In 2023, at the age of 75, Rev. Ting published a book titled My Lifelong Affairs Are in Your Hands. Beyond documenting his life journey, the book includes heartfelt letters from his five children expressing their perspectives on their father. In the final chapter, titled A Father Who Didn‘t Know How to Be a Father, he reflects on these letters.

“After reading their ‘bitter yet honest’ words, I was struck with the painful realization that I had been a terrible father. I always thought that enduring hardship to earn a living so my children could have a better life and education was enough. A few spankings or threats? I thought those were nothing. But I never realized that those ‘insignificant’ actions left permanent scars in their lives.”

Studying theology—and Fatherhood

In 1991, at the age of 44, Rev. Ting laid down his career and responded to God‘s call by returning to Sibu to study theology, preparing for full-time ministry. After years of being a distant father, he finally returned home—by then, his eldest son had already graduated from high school.

It was during seminary that Rev. Ting began to question his parenting approach. “I read a book titled The Family and realized I needed to change.”

Convicted by the Holy Spirit, he sincerely apologized to each of his children, acknowledging his wrongs and asking for their forgiveness.

For a strict father to admit fault before his children was no easy task. Reflecting on it now, Rev. Ting chuckles:

“It took a lot of courage—after all, pride matters! But I submitted to the leading of the Holy Spirit. Otherwise, there would always be a missing piece in my children‘s hearts. And Jesus came to tear down the walls between people.”

Through the Spirit‘s work, healing and reconciliation took place within the family. Rev. Ting gradually became a gentler, more encouraging father—one who had learned to see and affirm the good in his children.

Rev Ting with his beloved wife, Madam Tang Ing Kiew.

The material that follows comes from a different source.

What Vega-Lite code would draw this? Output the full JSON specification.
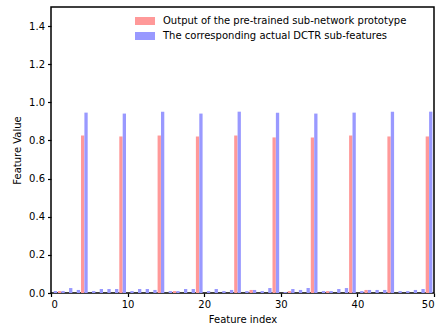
{
  "$schema": "https://vega.github.io/schema/vega-lite/v6.json",
  "autosize": "none",
  "width": 383,
  "height": 286,
  "padding": {"left": 51, "top": 7, "right": 6, "bottom": 36},
  "background": "white",
  "config": {
    "font": "DejaVu Sans",
    "view": {"stroke": "black", "strokeWidth": 1.5},
    "axis": {
      "grid": false, "domain": false, "tickColor": "black", "tickWidth": 1.2, "tickSize": 3.5,
      "labelFont": "DejaVu Sans", "labelFontSize": 10, "labelColor": "black", "labelPadding": 3,
      "titleFont": "DejaVu Sans", "titleFontSize": 10, "titleFontWeight": "normal", "titleColor": "black"
    }
  },
  "datasets": {
    "bars": [
      {"index": 0, "series": "actual", "value": 0.010},
      {"index": 1, "series": "actual", "value": 0.010},
      {"index": 1, "series": "proto", "value": 0.010},
      {"index": 2, "series": "actual", "value": 0.026},
      {"index": 3, "series": "actual", "value": 0.016},
      {"index": 4, "series": "proto", "value": 0.826},
      {"index": 4, "series": "actual", "value": 0.946},
      {"index": 5, "series": "actual", "value": 0.010},
      {"index": 6, "series": "actual", "value": 0.021},
      {"index": 7, "series": "actual", "value": 0.021},
      {"index": 8, "series": "actual", "value": 0.021},
      {"index": 9, "series": "proto", "value": 0.821},
      {"index": 9, "series": "actual", "value": 0.941},
      {"index": 10, "series": "actual", "value": 0.010},
      {"index": 11, "series": "actual", "value": 0.021},
      {"index": 12, "series": "actual", "value": 0.021},
      {"index": 13, "series": "actual", "value": 0.016},
      {"index": 14, "series": "proto", "value": 0.826},
      {"index": 14, "series": "actual", "value": 0.951},
      {"index": 15, "series": "actual", "value": 0.010},
      {"index": 16, "series": "actual", "value": 0.010},
      {"index": 16, "series": "proto", "value": 0.010},
      {"index": 17, "series": "actual", "value": 0.021},
      {"index": 18, "series": "actual", "value": 0.021},
      {"index": 19, "series": "proto", "value": 0.821},
      {"index": 19, "series": "actual", "value": 0.941},
      {"index": 20, "series": "actual", "value": 0.010},
      {"index": 21, "series": "actual", "value": 0.021},
      {"index": 22, "series": "actual", "value": 0.010},
      {"index": 23, "series": "actual", "value": 0.016},
      {"index": 24, "series": "proto", "value": 0.826},
      {"index": 24, "series": "actual", "value": 0.951},
      {"index": 25, "series": "actual", "value": 0.010},
      {"index": 26, "series": "actual", "value": 0.016},
      {"index": 26, "series": "proto", "value": 0.016},
      {"index": 27, "series": "actual", "value": 0.010},
      {"index": 28, "series": "actual", "value": 0.026},
      {"index": 29, "series": "proto", "value": 0.816},
      {"index": 29, "series": "actual", "value": 0.946},
      {"index": 30, "series": "actual", "value": 0.005},
      {"index": 31, "series": "actual", "value": 0.021},
      {"index": 31, "series": "proto", "value": 0.010},
      {"index": 32, "series": "actual", "value": 0.016},
      {"index": 33, "series": "actual", "value": 0.026},
      {"index": 34, "series": "proto", "value": 0.816},
      {"index": 34, "series": "actual", "value": 0.941},
      {"index": 35, "series": "actual", "value": 0.010},
      {"index": 36, "series": "actual", "value": 0.010},
      {"index": 36, "series": "proto", "value": 0.010},
      {"index": 37, "series": "actual", "value": 0.021},
      {"index": 38, "series": "actual", "value": 0.026},
      {"index": 39, "series": "proto", "value": 0.826},
      {"index": 39, "series": "actual", "value": 0.946},
      {"index": 40, "series": "actual", "value": 0.010},
      {"index": 41, "series": "actual", "value": 0.016},
      {"index": 41, "series": "proto", "value": 0.016},
      {"index": 42, "series": "actual", "value": 0.016},
      {"index": 43, "series": "actual", "value": 0.016},
      {"index": 44, "series": "proto", "value": 0.821},
      {"index": 44, "series": "actual", "value": 0.951},
      {"index": 45, "series": "actual", "value": 0.010},
      {"index": 46, "series": "actual", "value": 0.010},
      {"index": 47, "series": "actual", "value": 0.016},
      {"index": 48, "series": "actual", "value": 0.021},
      {"index": 49, "series": "proto", "value": 0.821},
      {"index": 49, "series": "actual", "value": 0.951}
    ]
  },
  "data": {"name": "bars"},
  "encoding": {
    "x": {
      "field": "index", "type": "quantitative", "title": "Feature index",
      "scale": {"domain": [0, 50], "nice": false, "zero": false, "padding": 0},
      "axis": {"values": [0, 10, 20, 30, 40, 50], "format": "d", "titlePadding": 5}
    },
    "y": {
      "field": "value", "type": "quantitative", "title": "Feature Value",
      "scale": {"domain": [0, 1.5], "nice": false, "padding": 0},
      "axis": {"values": [0, 0.2, 0.4, 0.6, 0.8, 1.0, 1.2, 1.4], "format": ".1f", "titlePadding": 6}
    },
    "color": {
      "field": "series", "type": "nominal", "title": null,
      "scale": {"domain": ["proto", "actual"], "range": ["#ff9999", "#9999ff"]},
      "legend": {
        "orient": "none", "legendX": 78, "legendY": 3,
        "labelExpr": "datum.value == 'proto' ? 'Output of the pre-trained sub-network prototype' : 'The corresponding actual DCTR sub-features'",
        "symbolType": "M-1,-0.8H3V0.8H-1Z", "symbolSize": 100, "symbolStrokeWidth": 0, "symbolOpacity": 1,
        "labelFont": "DejaVu Sans", "labelFontSize": 10, "labelColor": "black", "labelOffset": 18, "labelLimit": 400,
        "rowPadding": 5, "padding": 6
      }
    }
  },
  "layer": [
    {
      "transform": [{"filter": "datum.series == 'proto'"}],
      "mark": {"type": "bar", "size": 3.3, "xOffset": 1.0}
    },
    {
      "transform": [{"filter": "datum.series == 'actual'"}],
      "mark": {"type": "bar", "size": 3.3, "xOffset": 4.4}
    }
  ]
}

Children need our love and presence

This personal transformation awakened Rev. Ting to the importance of family ministry. After graduating from seminary and beginning to pastor a church, he and his wife initiated family-focused programs.

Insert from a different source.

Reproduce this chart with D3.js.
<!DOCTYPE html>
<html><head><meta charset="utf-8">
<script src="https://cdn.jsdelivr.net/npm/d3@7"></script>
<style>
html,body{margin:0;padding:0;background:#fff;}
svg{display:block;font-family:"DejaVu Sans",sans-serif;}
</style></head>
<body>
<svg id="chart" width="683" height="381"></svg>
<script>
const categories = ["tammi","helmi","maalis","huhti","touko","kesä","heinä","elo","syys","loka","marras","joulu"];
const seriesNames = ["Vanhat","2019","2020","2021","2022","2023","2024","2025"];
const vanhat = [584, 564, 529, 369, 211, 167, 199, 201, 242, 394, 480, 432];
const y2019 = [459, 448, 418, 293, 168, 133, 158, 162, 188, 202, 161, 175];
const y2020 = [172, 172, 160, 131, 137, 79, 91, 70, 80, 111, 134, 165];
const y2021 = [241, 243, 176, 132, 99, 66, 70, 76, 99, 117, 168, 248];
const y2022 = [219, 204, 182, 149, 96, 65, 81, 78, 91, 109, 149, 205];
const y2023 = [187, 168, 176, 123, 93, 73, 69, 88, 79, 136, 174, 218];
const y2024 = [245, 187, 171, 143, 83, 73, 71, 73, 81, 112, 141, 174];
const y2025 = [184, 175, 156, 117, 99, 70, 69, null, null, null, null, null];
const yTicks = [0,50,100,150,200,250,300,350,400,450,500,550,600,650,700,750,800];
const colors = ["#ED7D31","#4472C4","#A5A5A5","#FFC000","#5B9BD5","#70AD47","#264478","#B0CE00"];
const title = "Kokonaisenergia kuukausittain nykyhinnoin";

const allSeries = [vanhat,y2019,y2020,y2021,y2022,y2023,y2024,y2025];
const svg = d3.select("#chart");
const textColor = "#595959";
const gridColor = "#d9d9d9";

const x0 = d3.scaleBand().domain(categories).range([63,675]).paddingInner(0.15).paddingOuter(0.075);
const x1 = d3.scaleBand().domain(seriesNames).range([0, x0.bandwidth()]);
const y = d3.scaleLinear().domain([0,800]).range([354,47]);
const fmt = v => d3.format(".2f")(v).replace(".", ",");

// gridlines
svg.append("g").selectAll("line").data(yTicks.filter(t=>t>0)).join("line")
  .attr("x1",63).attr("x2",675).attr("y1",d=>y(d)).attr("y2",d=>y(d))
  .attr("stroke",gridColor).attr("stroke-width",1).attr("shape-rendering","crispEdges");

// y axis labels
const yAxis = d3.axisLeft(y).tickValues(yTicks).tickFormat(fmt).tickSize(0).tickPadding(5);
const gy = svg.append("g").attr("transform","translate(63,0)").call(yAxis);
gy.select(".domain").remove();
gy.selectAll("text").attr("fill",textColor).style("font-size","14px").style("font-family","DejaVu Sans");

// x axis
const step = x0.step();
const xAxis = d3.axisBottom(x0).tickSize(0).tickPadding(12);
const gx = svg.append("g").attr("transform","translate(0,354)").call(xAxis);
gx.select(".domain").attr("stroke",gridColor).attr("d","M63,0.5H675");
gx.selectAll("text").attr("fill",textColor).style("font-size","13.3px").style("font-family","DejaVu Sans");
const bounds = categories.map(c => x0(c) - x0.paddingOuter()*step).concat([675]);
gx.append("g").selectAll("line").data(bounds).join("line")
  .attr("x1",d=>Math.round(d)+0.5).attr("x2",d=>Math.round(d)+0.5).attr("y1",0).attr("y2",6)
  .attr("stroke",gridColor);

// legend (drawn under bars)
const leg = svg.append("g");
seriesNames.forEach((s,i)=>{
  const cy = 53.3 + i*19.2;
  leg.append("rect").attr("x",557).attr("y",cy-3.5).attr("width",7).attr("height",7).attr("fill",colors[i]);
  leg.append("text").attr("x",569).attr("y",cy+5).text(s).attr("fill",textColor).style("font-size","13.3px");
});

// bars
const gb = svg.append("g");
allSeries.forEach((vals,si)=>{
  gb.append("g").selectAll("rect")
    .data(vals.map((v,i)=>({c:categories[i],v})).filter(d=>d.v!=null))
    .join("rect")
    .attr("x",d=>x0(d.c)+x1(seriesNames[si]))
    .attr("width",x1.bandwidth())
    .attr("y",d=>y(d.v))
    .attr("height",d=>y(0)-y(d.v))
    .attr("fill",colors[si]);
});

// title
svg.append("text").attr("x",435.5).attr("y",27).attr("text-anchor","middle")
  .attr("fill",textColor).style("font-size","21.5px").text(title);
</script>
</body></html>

“Back then, churches didn‘t have parenting or marriage courses—we had to feel our way forward.”

In 2013, Rev. Ting and his wife began serving at Methodist Victory Home, a gospel-based drug rehabilitation center. They even moved in to live alongside the residents since 2019, and they taught and guided the residents through biblical principles.

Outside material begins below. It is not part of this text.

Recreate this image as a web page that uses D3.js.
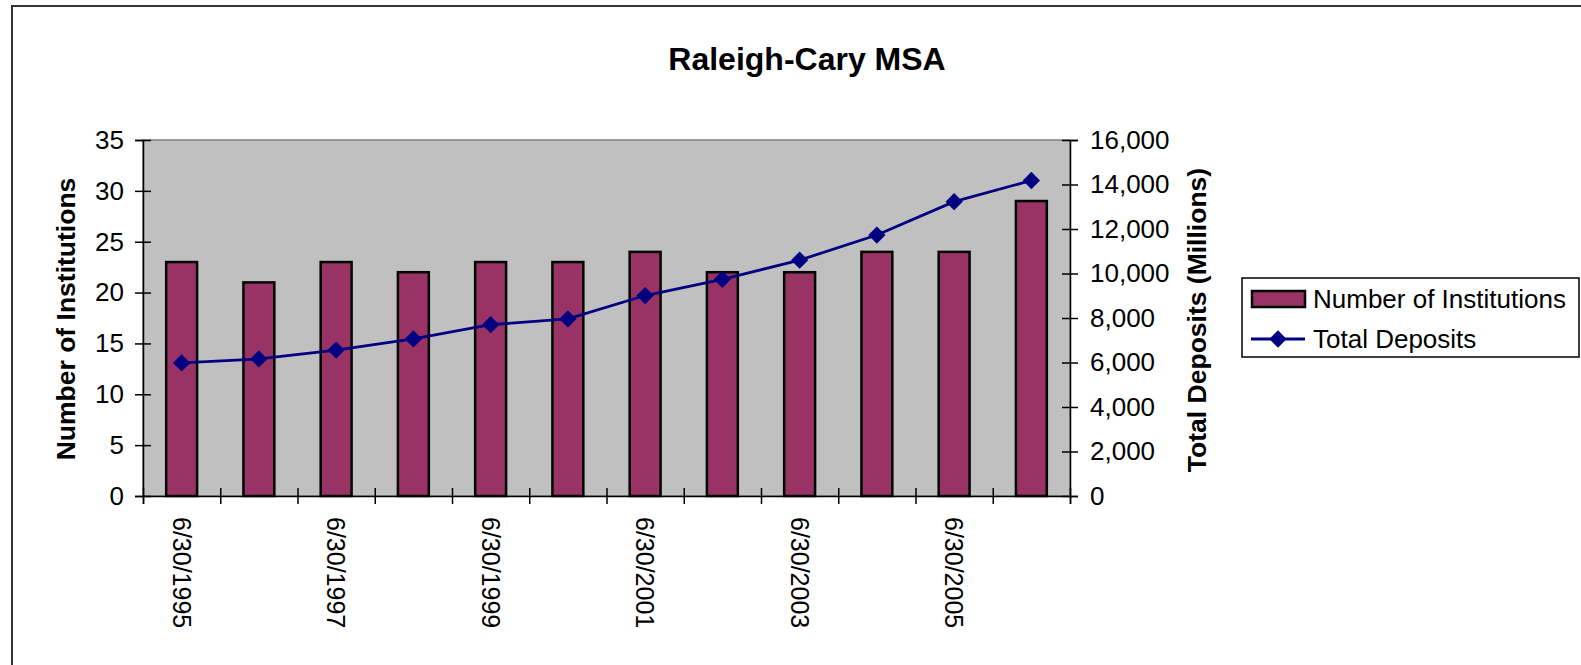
<!DOCTYPE html>
<html>
<head>
<meta charset="utf-8">
<script src="https://cdnjs.cloudflare.com/ajax/libs/d3/7.8.5/d3.min.js"></script>
<style>
  body { margin: 0; background: #fff; }
  svg { display: block; font-family: "Liberation Sans", Arial, sans-serif; }
</style>
</head>
<body>
<div id="chart"></div>
<script>
var dates = ["6/30/1995", "6/30/1996", "6/30/1997", "6/30/1998", "6/30/1999", "6/30/2000",
             "6/30/2001", "6/30/2002", "6/30/2003", "6/30/2004", "6/30/2005", "6/30/2006"];
var institutions = [23, 21, 23, 22, 23, 23, 24, 22, 22, 24, 24, 29];
var deposits = [5980, 6160, 6560, 7060, 7700, 7960, 9010, 9740, 10600, 11730, 13230, 14180];
var leftTicks = [0, 5, 10, 15, 20, 25, 30, 35];
var rightTicks = [0, 2000, 4000, 6000, 8000, 10000, 12000, 14000, 16000];

var width = 1581, height = 665;
var plot = {left: 143, right: 1070, top: 140, bottom: 496};

var svg = d3.select("#chart").append("svg")
            .attr("width", width)
            .attr("height", height);

// outer chart border
svg.append("rect")
   .attr("x", 12).attr("y", 6)
   .attr("width", 1700).attr("height", 800)
   .attr("fill", "#fff")
   .attr("stroke", "#333").attr("stroke-width", 2);

var x = d3.scaleBand()
          .domain(dates)
          .range([plot.left, plot.right]);

var xb = d3.scaleLinear()
           .domain([0, dates.length])
           .range([plot.left, plot.right]);

var y = d3.scaleLinear()
          .domain([0, 35])
          .range([plot.bottom, plot.top]);

var y2 = d3.scaleLinear()
           .domain([0, 16000])
           .range([plot.bottom, plot.top]);

// plot area
svg.append("rect")
   .attr("x", plot.left).attr("y", plot.top)
   .attr("width", plot.right - plot.left)
   .attr("height", plot.bottom - plot.top)
   .attr("fill", "#c0c0c0")
   .attr("stroke", "#808080").attr("stroke-width", 1.5);

// bars
var bw = x.bandwidth() * 0.4;
svg.selectAll(".bar")
   .data(institutions)
   .enter().append("rect")
   .attr("class", "bar")
   .attr("x", function(d, i){ return x(dates[i]) + (x.bandwidth() - bw) / 2; })
   .attr("y", function(d){ return y(d); })
   .attr("width", bw)
   .attr("height", function(d){ return y(0) - y(d); })
   .attr("fill", "#993366")
   .attr("stroke", "#000").attr("stroke-width", 2.5);

// deposits line
var valueLine = d3.line()
                  .x(function(d, i){ return x(dates[i]) + x.bandwidth() / 2; })
                  .y(function(d){ return y2(d); });

svg.append("path")
   .attr("d", valueLine(deposits))
   .attr("fill", "none")
   .attr("stroke", "#000080").attr("stroke-width", 2.8);

var diamond = d3.symbol().type(d3.symbolDiamond2).size(190);
svg.selectAll(".pt")
   .data(deposits)
   .enter().append("path")
   .attr("class", "pt")
   .attr("transform", function(d, i){
     return "translate(" + (x(dates[i]) + x.bandwidth() / 2) + "," + y2(d) + ")"; })
   .attr("d", diamond)
   .attr("fill", "#000080");

// left axis
var gl = svg.append("g")
   .attr("transform", "translate(" + plot.left + ",0)")
   .call(d3.axisLeft(y).tickValues(leftTicks).tickSize(8).tickPadding(11));
gl.selectAll(".tick line").attr("x1", 8);

// right axis
var fmt = d3.format(",");
var gr = svg.append("g")
   .attr("transform", "translate(" + plot.right + ",0)")
   .call(d3.axisRight(y2).tickValues(rightTicks).tickFormat(fmt).tickSize(8).tickPadding(12));
gr.selectAll(".tick line").attr("x1", -8);

// bottom axis: ticks at category boundaries
var gb = svg.append("g")
   .attr("transform", "translate(0," + plot.bottom + ")")
   .call(d3.axisBottom(xb).tickValues(d3.range(dates.length + 1)).tickFormat("").tickSize(8));
gb.selectAll(".tick line").attr("y1", -8);

// bottom labels, every other date
var gx = svg.append("g")
   .attr("transform", "translate(0," + plot.bottom + ")")
   .call(d3.axisBottom(x).tickSize(0)
           .tickFormat(function(d, i){ return i % 2 === 0 ? d : ""; }));
gx.select(".domain").remove();

svg.selectAll(".tick text")
   .attr("fill", "#000")
   .style("font-size", "26px")
   .style("font-family", "'Liberation Sans', Arial, sans-serif");
gx.selectAll("text")
  .attr("transform", "rotate(90)")
  .attr("x", 21).attr("y", 0)
  .attr("dy", "0.35em")
  .style("font-size", "25px")
  .style("text-anchor", "start");
svg.selectAll(".domain").attr("stroke", "#000").attr("stroke-width", 1.5);
svg.selectAll(".tick line").attr("stroke", "#000").attr("stroke-width", 1.5);

// titles
svg.append("text")
   .attr("x", 807).attr("y", 70)
   .attr("text-anchor", "middle")
   .style("font-size", "32px").style("font-weight", "bold")
   .text("Raleigh-Cary MSA");

svg.append("text")
   .attr("transform", "translate(75,319) rotate(-90)")
   .attr("text-anchor", "middle")
   .style("font-size", "26.5px").style("font-weight", "bold")
   .text("Number of Institutions");

svg.append("text")
   .attr("transform", "translate(1206,320) rotate(-90)")
   .attr("text-anchor", "middle")
   .style("font-size", "26.5px").style("font-weight", "bold")
   .text("Total Deposits (Millions)");

// legend
var lg = svg.append("g");
lg.append("rect")
  .attr("x", 1242).attr("y", 278)
  .attr("width", 337).attr("height", 79)
  .attr("fill", "#fff").attr("stroke", "#000").attr("stroke-width", 1.5);
lg.append("rect")
  .attr("x", 1252).attr("y", 291)
  .attr("width", 53).attr("height", 16)
  .attr("fill", "#993366").attr("stroke", "#000").attr("stroke-width", 2.5);
lg.append("text")
  .attr("x", 1313).attr("y", 308)
  .style("font-size", "26px")
  .text("Number of Institutions");
lg.append("line")
  .attr("x1", 1251).attr("x2", 1305)
  .attr("y1", 339).attr("y2", 339)
  .attr("stroke", "#000080").attr("stroke-width", 2.8);
lg.append("path")
  .attr("transform", "translate(1278,339)")
  .attr("d", diamond)
  .attr("fill", "#000080");
lg.append("text")
  .attr("x", 1313).attr("y", 348)
  .style("font-size", "26px")
  .text("Total Deposits");
</script>
</body>
</html>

“My eldest son once returned from the U.S. and told the men at the center, ‘Treasure this—my dad has spent more time with you than he ever did with me.’”

To date, the center has helped more than 700 individuals break free from addiction and become new creations in Christ. Rev. Ting and his wife have become spiritual parents to many of them.

Though Rev. Ting missed his own children‘s childhood and didn’t know how to be a father when his children were young, his role at the center gave him another chance to father well.

“We used to think that obedient, well-behaved kids were the good ones. Now we realise—it‘s the troubled kids who need the most love and presence.”

Rev Ting also firmly believes that for young pastors, family and church life must be integrated early on.

“As pastors, we need to ask God for wisdom on how to keep our family and church connected. Our children should be an active part of the church and serve; if they don’t, they will be drawn to the world,” he said, adding that pastors must also ensure the church is a safe space for their children to make mistakes and grow in faith.

Currently pursuing a Doctor of Ministry degree with a focus on family ministry at Malaysia Bible Seminary, Rev. Ting holds one great hope in his heart: that our Heavenly Father would bless his children with health, harmony, and godliness, generation after generation, and serve God. And to his spiritual children, he offers these words:

“Your transformation is our greatest joy. Stay away from drugs, build a strong life, and after receiving blessings, go and be a blessing to others who are lost.”